• **Your goal**: Below are the records; extract from them the line containing "Emit a component" to the line containing "import * as", both lines included, exactly and with no pictures.

• **Data records**:
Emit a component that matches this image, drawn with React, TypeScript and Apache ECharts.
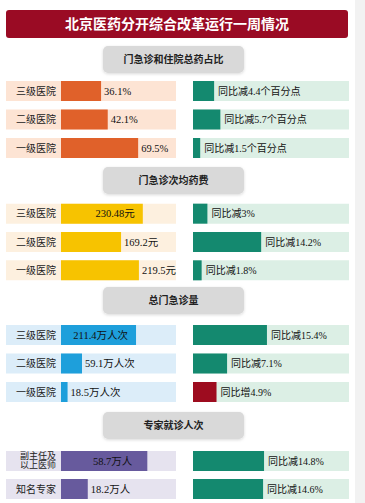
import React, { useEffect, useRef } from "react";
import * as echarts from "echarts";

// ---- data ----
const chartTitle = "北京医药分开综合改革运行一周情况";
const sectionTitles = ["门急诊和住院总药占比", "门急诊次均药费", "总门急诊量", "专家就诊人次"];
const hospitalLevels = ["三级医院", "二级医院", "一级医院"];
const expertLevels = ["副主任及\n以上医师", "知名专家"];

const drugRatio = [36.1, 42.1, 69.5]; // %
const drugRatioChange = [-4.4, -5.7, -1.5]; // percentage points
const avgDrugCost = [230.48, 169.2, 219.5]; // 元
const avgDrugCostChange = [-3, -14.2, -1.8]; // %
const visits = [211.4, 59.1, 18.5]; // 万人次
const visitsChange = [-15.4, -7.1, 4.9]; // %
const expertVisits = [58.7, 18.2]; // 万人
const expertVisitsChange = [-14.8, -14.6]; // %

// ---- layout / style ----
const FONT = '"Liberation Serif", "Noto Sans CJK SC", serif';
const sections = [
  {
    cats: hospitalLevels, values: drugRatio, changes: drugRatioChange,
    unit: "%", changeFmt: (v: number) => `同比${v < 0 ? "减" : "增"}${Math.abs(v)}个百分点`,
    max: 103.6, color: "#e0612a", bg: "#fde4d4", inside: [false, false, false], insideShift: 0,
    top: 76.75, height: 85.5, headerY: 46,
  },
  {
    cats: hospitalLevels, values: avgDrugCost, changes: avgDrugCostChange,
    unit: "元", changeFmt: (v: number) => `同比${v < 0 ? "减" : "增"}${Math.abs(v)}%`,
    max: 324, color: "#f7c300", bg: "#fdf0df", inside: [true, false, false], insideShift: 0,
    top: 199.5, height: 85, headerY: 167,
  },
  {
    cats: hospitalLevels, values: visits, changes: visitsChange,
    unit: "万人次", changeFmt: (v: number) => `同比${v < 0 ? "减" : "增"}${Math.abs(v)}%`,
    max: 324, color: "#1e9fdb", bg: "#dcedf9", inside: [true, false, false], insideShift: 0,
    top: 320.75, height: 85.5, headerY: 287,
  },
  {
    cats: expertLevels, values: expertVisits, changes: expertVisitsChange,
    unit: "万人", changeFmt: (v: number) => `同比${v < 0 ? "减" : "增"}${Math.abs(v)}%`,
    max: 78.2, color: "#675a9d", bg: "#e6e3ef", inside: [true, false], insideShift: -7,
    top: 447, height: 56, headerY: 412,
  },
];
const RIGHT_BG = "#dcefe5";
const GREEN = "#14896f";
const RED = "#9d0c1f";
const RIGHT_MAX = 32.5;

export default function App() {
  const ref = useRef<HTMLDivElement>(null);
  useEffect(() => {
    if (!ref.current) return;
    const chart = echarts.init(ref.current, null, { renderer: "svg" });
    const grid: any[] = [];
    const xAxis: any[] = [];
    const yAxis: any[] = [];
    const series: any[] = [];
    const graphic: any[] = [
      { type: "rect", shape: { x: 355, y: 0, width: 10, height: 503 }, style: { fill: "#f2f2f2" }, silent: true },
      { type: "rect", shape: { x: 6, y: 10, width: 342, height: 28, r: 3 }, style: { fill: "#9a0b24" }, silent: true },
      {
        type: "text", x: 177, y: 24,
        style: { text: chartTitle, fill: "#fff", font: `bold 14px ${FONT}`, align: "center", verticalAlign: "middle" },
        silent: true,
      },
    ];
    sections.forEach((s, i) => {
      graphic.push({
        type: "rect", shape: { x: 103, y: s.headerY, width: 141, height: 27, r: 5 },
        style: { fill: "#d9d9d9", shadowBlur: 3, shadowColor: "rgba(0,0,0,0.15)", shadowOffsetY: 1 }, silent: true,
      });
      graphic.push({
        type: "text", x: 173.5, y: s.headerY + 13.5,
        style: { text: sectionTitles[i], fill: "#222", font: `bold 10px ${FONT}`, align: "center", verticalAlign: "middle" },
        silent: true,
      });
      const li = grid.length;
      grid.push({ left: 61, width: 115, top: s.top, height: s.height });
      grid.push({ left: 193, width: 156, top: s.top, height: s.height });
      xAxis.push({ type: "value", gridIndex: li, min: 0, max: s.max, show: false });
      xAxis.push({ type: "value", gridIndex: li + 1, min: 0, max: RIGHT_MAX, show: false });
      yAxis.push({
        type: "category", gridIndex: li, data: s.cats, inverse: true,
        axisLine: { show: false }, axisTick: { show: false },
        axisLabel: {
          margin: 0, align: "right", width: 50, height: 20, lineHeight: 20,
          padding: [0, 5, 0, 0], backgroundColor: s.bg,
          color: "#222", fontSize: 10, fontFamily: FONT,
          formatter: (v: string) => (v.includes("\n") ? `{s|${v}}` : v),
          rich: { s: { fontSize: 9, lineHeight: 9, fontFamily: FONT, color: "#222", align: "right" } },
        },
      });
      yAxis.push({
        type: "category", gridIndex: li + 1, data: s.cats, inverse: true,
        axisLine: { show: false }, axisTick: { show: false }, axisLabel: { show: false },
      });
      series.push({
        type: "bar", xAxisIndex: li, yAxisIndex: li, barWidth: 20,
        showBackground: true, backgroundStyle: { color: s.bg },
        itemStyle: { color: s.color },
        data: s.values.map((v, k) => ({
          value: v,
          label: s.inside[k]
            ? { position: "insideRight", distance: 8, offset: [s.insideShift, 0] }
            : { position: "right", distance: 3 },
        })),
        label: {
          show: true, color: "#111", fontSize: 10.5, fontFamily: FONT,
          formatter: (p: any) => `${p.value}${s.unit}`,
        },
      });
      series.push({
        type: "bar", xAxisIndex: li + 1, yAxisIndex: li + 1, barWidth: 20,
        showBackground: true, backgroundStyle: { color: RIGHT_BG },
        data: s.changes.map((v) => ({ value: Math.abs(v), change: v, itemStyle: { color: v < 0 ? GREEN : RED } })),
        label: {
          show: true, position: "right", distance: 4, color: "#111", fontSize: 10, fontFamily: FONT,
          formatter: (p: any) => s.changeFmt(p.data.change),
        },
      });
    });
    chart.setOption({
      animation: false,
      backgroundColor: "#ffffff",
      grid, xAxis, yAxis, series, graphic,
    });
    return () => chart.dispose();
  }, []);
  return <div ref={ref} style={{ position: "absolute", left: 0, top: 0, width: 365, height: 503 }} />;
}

---

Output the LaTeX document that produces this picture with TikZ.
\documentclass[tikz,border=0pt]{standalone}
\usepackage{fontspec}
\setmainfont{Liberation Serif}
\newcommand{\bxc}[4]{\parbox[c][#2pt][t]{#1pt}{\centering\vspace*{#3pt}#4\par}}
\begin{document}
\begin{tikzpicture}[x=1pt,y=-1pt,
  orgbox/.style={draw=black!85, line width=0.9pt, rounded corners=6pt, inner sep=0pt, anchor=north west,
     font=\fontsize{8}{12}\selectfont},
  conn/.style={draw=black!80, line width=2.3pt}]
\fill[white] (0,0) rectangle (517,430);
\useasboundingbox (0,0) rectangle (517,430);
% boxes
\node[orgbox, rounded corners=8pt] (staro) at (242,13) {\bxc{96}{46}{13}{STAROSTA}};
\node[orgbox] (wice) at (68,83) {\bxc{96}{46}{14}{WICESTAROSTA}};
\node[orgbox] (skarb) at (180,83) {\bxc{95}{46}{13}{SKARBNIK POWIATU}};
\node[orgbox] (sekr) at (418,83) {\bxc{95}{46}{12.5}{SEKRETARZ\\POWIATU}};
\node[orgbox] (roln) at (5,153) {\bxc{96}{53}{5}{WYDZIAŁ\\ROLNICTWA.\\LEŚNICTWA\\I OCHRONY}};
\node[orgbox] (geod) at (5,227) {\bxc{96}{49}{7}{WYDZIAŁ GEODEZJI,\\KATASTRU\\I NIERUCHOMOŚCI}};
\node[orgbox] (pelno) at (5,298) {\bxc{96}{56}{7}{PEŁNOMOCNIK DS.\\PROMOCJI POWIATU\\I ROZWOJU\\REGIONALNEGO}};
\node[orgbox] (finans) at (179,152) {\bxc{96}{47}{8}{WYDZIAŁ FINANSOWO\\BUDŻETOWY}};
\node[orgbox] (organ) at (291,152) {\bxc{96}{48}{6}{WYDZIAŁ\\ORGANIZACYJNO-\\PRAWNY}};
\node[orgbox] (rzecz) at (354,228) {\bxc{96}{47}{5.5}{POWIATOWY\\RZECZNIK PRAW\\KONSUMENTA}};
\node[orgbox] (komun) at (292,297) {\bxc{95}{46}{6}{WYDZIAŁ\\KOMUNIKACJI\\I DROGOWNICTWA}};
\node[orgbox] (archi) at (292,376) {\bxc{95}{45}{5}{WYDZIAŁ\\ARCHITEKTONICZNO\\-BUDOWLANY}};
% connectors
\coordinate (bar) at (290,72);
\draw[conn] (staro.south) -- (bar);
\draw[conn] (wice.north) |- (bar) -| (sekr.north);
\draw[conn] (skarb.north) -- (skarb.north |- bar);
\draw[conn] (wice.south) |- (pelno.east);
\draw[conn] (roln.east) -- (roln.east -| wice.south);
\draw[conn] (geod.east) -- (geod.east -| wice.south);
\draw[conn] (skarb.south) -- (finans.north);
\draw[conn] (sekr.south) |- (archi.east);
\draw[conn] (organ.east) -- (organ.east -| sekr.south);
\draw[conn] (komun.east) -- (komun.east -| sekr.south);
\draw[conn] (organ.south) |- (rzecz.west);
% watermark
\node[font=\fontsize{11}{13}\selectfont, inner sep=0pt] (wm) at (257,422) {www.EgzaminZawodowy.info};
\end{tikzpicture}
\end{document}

• **Task answer**:
Emit a component that matches this image, drawn with React, TypeScript and Apache ECharts.
import React, { useEffect, useRef } from "react";
import * as echarts from "echarts";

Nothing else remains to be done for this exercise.